* **Exercise requirements**
Everything from the first line of the data through the line with "(410,1.2) -- (507,1.2);" is to be echoed exactly, minus the pictures.

* **Material**
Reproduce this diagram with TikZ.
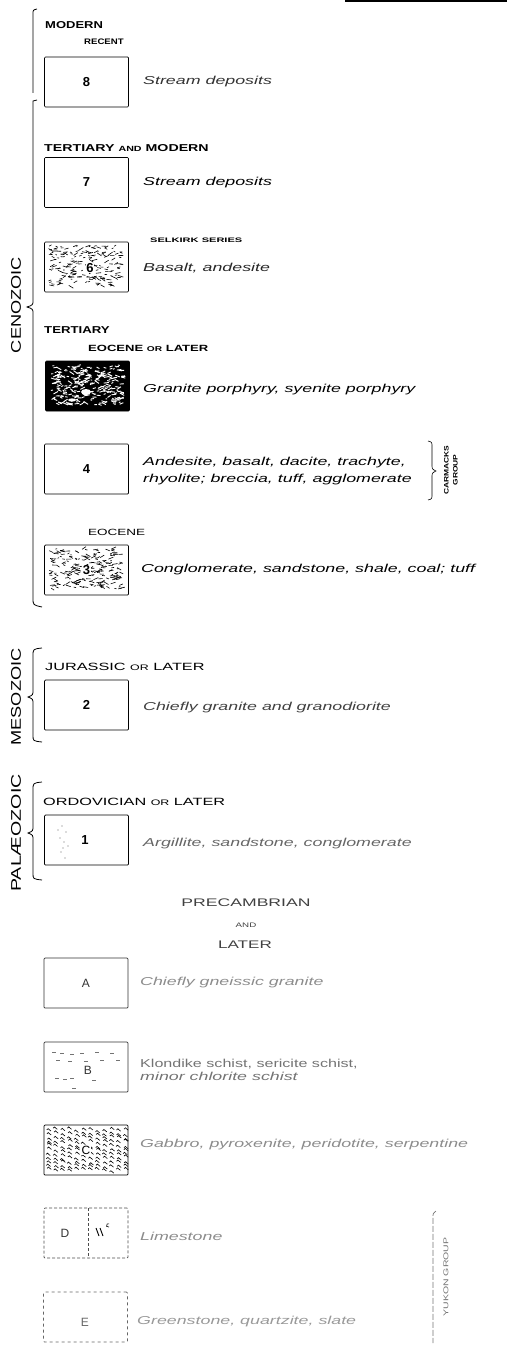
\documentclass[tikz,border=0pt]{standalone}
\usepackage{fontspec}
\setmainfont{Liberation Sans}
\usepackage{graphicx}
\newcommand\hs[2]{\scalebox{#1}[1]{#2}}
\newcommand\smc[1]{{\fontsize{7.5}{9}\selectfont #1}}
\newcommand\rmarks[4]{%
  \foreach \k in {1,...,#3}{%
    \pgfmathsetmacro\mx{#1-38+72*rnd}%
    \pgfmathsetmacro\my{#2-21+40*rnd}%
    \pgfmathsetmacro\ml{1.5+4*rnd}%
    \pgfmathsetmacro\ma{-35+70*rnd}%
    \draw[#4] (\mx,\my) -- ++(\ma:\ml);
  }}
\newcommand\gwaves[3]{%
  \foreach \gy in {-20,-16,...,20}{%
    \foreach \gx in {-40,-33,...,37}{%
      \pgfmathsetmacro\mx{#1+\gx+1.5*rnd}%
      \pgfmathsetmacro\my{#2+\gy+2*rand}%
      \draw[#3] (\mx,\my) sin ++(1.4,-1.3) cos ++(1.4,1.3) sin ++(1.4,1.1);
    }}}
\tikzset{
  lbox/.style={draw, line width=0.7pt, rounded corners=1pt, minimum width=84pt, minimum height=50pt, inner sep=0pt},
  num/.style={font=\fontsize{13}{14}\selectfont\bfseries},
  desc/.style={anchor=west, inner sep=0pt, font=\fontsize{11.5}{17}\selectfont\itshape, align=left},
  head/.style={anchor=west, inner sep=0pt},
  brk/.style={line width=0.8pt},
  era/.style={rotate=90, inner sep=0pt, font=\fontsize{14}{16}\selectfont},
}
\begin{document}
\begin{tikzpicture}[x=1pt,y=-1pt]
\useasboundingbox (0,0) rectangle (507,1364);
% scan edge line at top right
\draw[line width=1.2pt] (345,1) -- (410,1);
\draw[line width=2.5pt] (410,1.2) -- (507,1.2);

% ---------- brackets and braces ----------
\draw[brk] (37,9) .. controls (33,10) .. (33,14) -- (33,93);
\draw[brk] (37,100) -- (33,101) -- (33,300) .. controls (33,305) .. (27,307) .. controls (33,309) .. (33,314) -- (33,598) .. controls (33,605) .. (42,607);
\draw[brk] (42,648) .. controls (33,649) .. (33,656) -- (33,690) .. controls (33,695) .. (28,697) .. controls (33,699) .. (33,704) -- (33,735) .. controls (33,741) .. (42,742);
\draw[brk] (42,782) .. controls (33,783) .. (33,790) -- (33,826) .. controls (33,831) .. (28,833) .. controls (33,835) .. (33,840) -- (33,873) .. controls (33,879) .. (42,880);
\draw[brk,line width=0.6pt] (428,441) .. controls (432,442) .. (432,447) -- (432,465) .. controls (432,469) .. (436,471) .. controls (432,473) .. (432,477) -- (432,494) .. controls (432,499) .. (428,500);
\draw[line width=0.7pt, black!55, dash pattern=on 6pt off 2pt] (436,1211) .. controls (433,1213) .. (433,1218) -- (433,1343);

% ---------- era labels ----------
\node[era] (cen) at (16,305) {\hs{1.3}{CENOZOIC}};
\node[era] (mes) at (16,697) {\hs{1.3}{MESOZOIC}};
\node[era] (pal) at (16,833) {\hs{1.4}{PALÆOZOIC}};

% ---------- headings ----------
\node[head] (hmod) at (45,25) {\hs{1.3}{\fontsize{10}{12}\selectfont\bfseries MODERN}};
\node[head] (hrec) at (84,42) {\hs{1.2}{\fontsize{8}{9}\selectfont\bfseries RECENT}};
\node[head] (htam) at (44,148) {\hs{1.42}{\fontsize{10}{12}\selectfont\bfseries TERTIARY \smc{AND} MODERN}};
\node[head] (hsel) at (150,240) {\hs{1.7}{\fontsize{6.5}{8}\selectfont\bfseries SELKIRK SERIES}};
\node[head] (hter) at (44,330) {\hs{1.32}{\fontsize{10}{12}\selectfont\bfseries TERTIARY}};
\node[head] (heol) at (88,348) {\hs{1.45}{\fontsize{9}{11}\selectfont\bfseries EOCENE {\fontsize{7}{8}\selectfont OR} LATER}};
\node[head] (heoc) at (88,532) {\hs{1.5}{\fontsize{9}{11}\selectfont EOCENE}};
\node[head] (hjur) at (45,667) {\hs{1.55}{\fontsize{10.5}{12}\selectfont JURASSIC {\fontsize{8}{9}\selectfont OR} LATER}};
\node[head] (hord) at (43,802) {\hs{1.55}{\fontsize{10.5}{12}\selectfont ORDOVICIAN {\fontsize{8}{9}\selectfont OR} LATER}};
\node[inner sep=0pt, text=black!75] (hpre) at (246,903) {\hs{1.6}{\fontsize{11}{12}\selectfont PRECAMBRIAN}};
\node[inner sep=0pt, text=black!75] (hand) at (246,925) {\hs{1.5}{\fontsize{6.5}{8}\selectfont AND}};
\node[inner sep=0pt, text=black!75] (hlat) at (245,945) {\hs{1.55}{\fontsize{11}{12}\selectfont LATER}};

% ---------- boxes ----------
\node[lbox] (b8) at (86.5,82) {};
\node[lbox] (b7) at (86.5,182.5) {};
\node[lbox] (b6) at (86.5,267) {};
\node[lbox, fill=black] (b5) at (87.5,386) {};
\node[lbox] (b4) at (86.5,469) {};
\node[lbox] (b3) at (86.5,570) {};
\node[lbox] (b2) at (86.5,705) {};
\node[lbox] (b1) at (86.5,840) {};
\node[lbox, draw=black!80] (bA) at (86,983) {};
\node[lbox, draw=black!80] (bB) at (86,1067) {};
\node[lbox] (bC) at (86,1150) {};
\node[lbox, draw=black!70, densely dashed] (bD) at (86,1233) {};
\node[lbox, draw=black!60, dashed] (bE) at (85.5,1317) {};
\draw[black!70, densely dashed, line width=0.6pt] (88,1208) -- (88,1258);

% ---------- patterns ----------
\pgfmathsetseed{11}
\rmarks{86.5}{267}{200}{line width=0.6pt}
\rmarks{87.5}{386}{260}{white, line width=0.9pt}
\fill[white] (86,392) ellipse (5 and 3);
\fill[white] (72,400) ellipse (4 and 1.6);
\rmarks{86.5}{570}{230}{line width=0.6pt}
\foreach \p in {(62,826),(66,832),(60,838),(64,842),(68,846),(61,852),(65,858),(58,830),(63,848)}
  \fill[black!60] \p circle (0.6);
\foreach \p in {(52,1052),(60,1053),(70,1054),(80,1053),(95,1052),(110,1053),(56,1060),(68,1061),(84,1061),(100,1060),(116,1060),(55,1078),(63,1079),(70,1078),(92,1080),(72,1088)}
  \draw[black!55, line width=0.6pt] \p -- ++(4,0);
\pgfmathsetseed{5}
\gwaves{86}{1150}{line width=0.6pt}

% ---------- numbers ----------
\node[num] (n8) at (b8) {8};
\node[num] (n7) at (b7) {7};
\node[num, fill=white, inner sep=0.5pt] (n6) at (90,268) {6};
\node[num] (n4) at (b4) {4};
\node[num, fill=white, inner sep=0.5pt] (n3) at (b3) {3};
\node[num] (n2) at (b2) {2};
\node[num, fill=white, inner sep=0.5pt] (n1) at (85,840) {1};
\node[num, font=\fontsize{12}{13}\selectfont, text=black!80] (nA) at (bA) {A};
\node[num, font=\fontsize{12}{13}\selectfont, text=black!80, fill=white, inner sep=0.5pt] (nB) at (88,1070) {B};
\node[num, font=\fontsize{12}{13}\selectfont, fill=white, inner sep=0.5pt] (nC) at (bC) {C};
\node[num, font=\fontsize{12}{13}\selectfont, text=black!80] (nD) at (65,1233) {D};
\node[num, font=\fontsize{12}{13}\selectfont, text=black!60] (nE) at (85,1322) {E};
\draw[line width=0.9pt] (96,1228) -- (99,1236) (100,1228) -- (103,1236);
\draw[line width=0.6pt] (109,1227) arc (60:300:1.8);

% ---------- descriptions ----------
\node[desc, text=black!80] (t8) at (143,82) {\hs{1.55}{Stream deposits}};
\node[desc] (t7) at (143,183) {\hs{1.55}{Stream deposits}};
\node[desc, text=black!85] (t6) at (143,268) {\hs{1.55}{Basalt, andesite}};
\node[desc] (t5) at (143,390) {\hs{1.55}{Granite porphyry, syenite porphyry}};
\node[desc] (t4) at (143,471) {\hs{1.55}{Andesite, basalt, dacite, trachyte,}\\\hs{1.55}{rhyolite; breccia, tuff, agglomerate}};
\node[desc] (t3) at (141,570) {\hs{1.55}{Conglomerate, sandstone, shale, coal; tuff}};
\node[desc, text=black!75] (t2) at (143,708) {\hs{1.55}{Chiefly granite and granodiorite}};
\node[desc, text=black!60] (t1) at (143,844) {\hs{1.55}{Argillite, sandstone, conglomerate}};
\node[desc, text=black!45] (tA) at (140,983) {\hs{1.55}{Chiefly gneissic granite}};
\node[anchor=west, inner sep=0pt, align=left, font=\fontsize{11.5}{13}\selectfont, text=black!55] (tB) at (140,1070) {\hs{1.4}{Klondike schist, sericite schist,}\\\hs{1.55}{\itshape minor chlorite schist}};
\node[desc, text=black!45] (tC) at (140,1145) {\hs{1.55}{Gabbro, pyroxenite, peridotite, serpentine}};
\node[desc, text=black!45] (tD) at (140,1236) {\hs{1.55}{Limestone}};
\node[desc, text=black!40] (tE) at (137,1322) {\hs{1.55}{Greenstone, quartzite, slate}};

% ---------- group labels ----------
\node[rotate=90, align=center, inner sep=0pt, font=\fontsize{6.5}{9}\selectfont\bfseries] (gcar) at (451,470) {\hs{1.3}{CARMACKS}\\\hs{1.3}{GROUP}};
\node[rotate=90, inner sep=0pt, font=\fontsize{7}{9}\selectfont, text=black!55] (gyuk) at (446,1277) {\hs{1.5}{YUKON GROUP}};
\end{tikzpicture}
\end{document}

* **Solution to the problem**
Reproduce this diagram with TikZ.
\documentclass[tikz,border=0pt]{standalone}
\usepackage{fontspec}
\setmainfont{Liberation Sans}
\usepackage{graphicx}
\newcommand\hs[2]{\scalebox{#1}[1]{#2}}
\newcommand\smc[1]{{\fontsize{7.5}{9}\selectfont #1}}
\newcommand\rmarks[4]{%
  \foreach \k in {1,...,#3}{%
    \pgfmathsetmacro\mx{#1-38+72*rnd}%
    \pgfmathsetmacro\my{#2-21+40*rnd}%
    \pgfmathsetmacro\ml{1.5+4*rnd}%
    \pgfmathsetmacro\ma{-35+70*rnd}%
    \draw[#4] (\mx,\my) -- ++(\ma:\ml);
  }}
\newcommand\gwaves[3]{%
  \foreach \gy in {-20,-16,...,20}{%
    \foreach \gx in {-40,-33,...,37}{%
      \pgfmathsetmacro\mx{#1+\gx+1.5*rnd}%
      \pgfmathsetmacro\my{#2+\gy+2*rand}%
      \draw[#3] (\mx,\my) sin ++(1.4,-1.3) cos ++(1.4,1.3) sin ++(1.4,1.1);
    }}}
\tikzset{
  lbox/.style={draw, line width=0.7pt, rounded corners=1pt, minimum width=84pt, minimum height=50pt, inner sep=0pt},
  num/.style={font=\fontsize{13}{14}\selectfont\bfseries},
  desc/.style={anchor=west, inner sep=0pt, font=\fontsize{11.5}{17}\selectfont\itshape, align=left},
  head/.style={anchor=west, inner sep=0pt},
  brk/.style={line width=0.8pt},
  era/.style={rotate=90, inner sep=0pt, font=\fontsize{14}{16}\selectfont},
}
\begin{document}
\begin{tikzpicture}[x=1pt,y=-1pt]
\useasboundingbox (0,0) rectangle (507,1364);
% scan edge line at top right
\draw[line width=1.2pt] (345,1) -- (410,1);
\draw[line width=2.5pt] (410,1.2) -- (507,1.2);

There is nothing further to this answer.